In The New York Times, Orville Prescott deemed Crews' work "the most brilliant volume of parodies since the publication of Max Beerbohm's A Christmas Garland." Prescott positively received all of the essays, writing that he considered them necessary reading for those involved in literary criticism, although they might not appeal to the general public, and noted that R. P. Blackmur, Leslie Fiedler and F. R. Leavis were clearly targeted by them. He concluded that it was "not only a triumph of ridiculous parody.
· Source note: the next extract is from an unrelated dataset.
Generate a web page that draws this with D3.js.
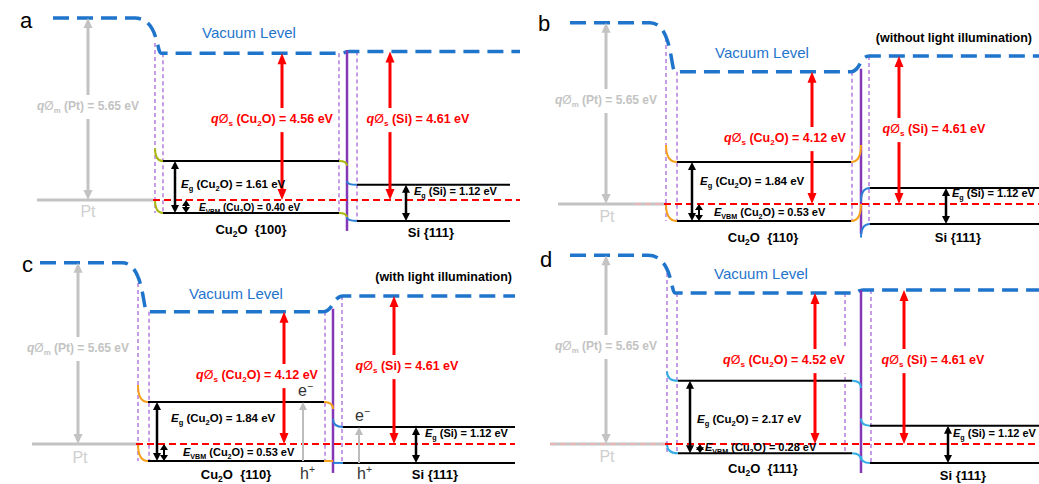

It is also a fine demonstration that a critic with no humor and little common sense can make any given work of literature mean absolutely anything."

Writing in The Canberra Times, Patricia Croft praised it, writing, "The book will give pleasure to many (not all) academics; there should be no need to prescribe it for undergraduates."

The academic Alison Lurie wrote in 1991 that The Pooh Perplex made writing about Winnie-the-Pooh "awkward (if not impossible)" because he had "said most of what could be said about Pooh" in his satirical works, making it hard for critics to conduct serious analysis. She notes that his work "stifle[d] almost all critical comment on Winnie-the-Pooh for almost a decade." Four years later, Paula T. Connolly also noted the work's side-effect of stifling critical analysis of Pooh as critics feared sounding like those Crews was satirizing. It has since led many critics to simply dismiss Milne's children's work as lacking depth. Connolly wrote in 1995, however, that the "freeze [...] seems to be thawing".